I know something about domestic animals, less about wild animals, almost nothing about insects and lizards and spiders and wasps and flies. I share the farm in June and July with an almost infinite number of mosquitoes and I truly can’t come to any understanding about them because no matter how equitable I am determined to be about our shared life, they in fact, drive me quite mad. Screaming mad. Raging mad. They do it to anyone and everyone. Nothing about it is personal.
And while I am picking raspberries and the mosquitoes are ranging in and out of my ears and eyes, I try to remember we are here together, living our lives in some kind of strange and unknown partnership/relationship, each with our roles and our umwelt; mine is of heat and berries and itching and satisfaction and theirs is one being mosquitoes, blood, smell, pursuit, reproducing. In our own ways, we are doing exactly the same things.
But for most people, especially those that rarely encounter animals, the idea of animals remains an area of innocence, an area of sentimentality, an area of the unknown where humans can endlessly project needs, desires, their own humanness. And in this territory, we lurch from sentimentality to cruelty and back, a lurching horribly and eerily similar to historical positions previously help by whites about blacks, the church about Indians, Southerners about slaves.
It is no longer politically acceptable for men to say what women are feeling, or for white people to assume they know and understand the reality of people of colour. But it is still perfectly acceptable to assume we know what animals are thinking and feeling. But we don’t. And can’t.

This spring, a neighbour phoned my house. Her voice panted in panic. The night before, a cougar had broken into someone’s chicken shed, she said, the person had surprised it and the cougar had run away. Someone else might have seen the same cougar, she thought, of course they weren’t sure, but she was phoning everyone with children or grandchildren to warn people keep them inside.
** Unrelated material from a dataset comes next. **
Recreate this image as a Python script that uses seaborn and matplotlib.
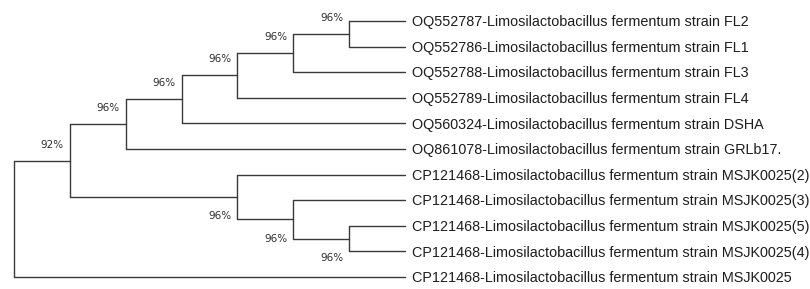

What I didn’t tell her was that my brother had come down from his walk on the mountain, a few days earlier and told me he had just found a cougar den with a female cougar and two kittens. We were both glad about it; there are too many deer and not enough predators in our neighbourhood. I didn’t tell my neighbour this..
Neither of these stories is a judgment; one person is terrified of cougars and one is not. The difference is that my brother walks up the mountain every day and has all of his life; he walks up to deer, ravens sit on his shoulder. He’s not a Thoreau kind of guy; he’s redneck logger who loves the place where he lives and knows enough about it to walk through it with no fear and a sense of comradeship.
But my neighbour’s fear is a lot like being terrified of terrorists; if they never attack, the unfearful people can crow triumphantly, (after a long while) that nothing was ever wrong but it only takes one attack for the fearful people to consider their fear justified. It only takes one bear/cougar/wolf/coyote attack for all kinds of stories and fear to circulate. People are terrified of cougars, bears, wolves, because of the possibility, however remote, that they can hurt people.
Whether any of the stories of people being in danger or hurt are true or not, what caused the animals to act the way they did, never seems to be an issue.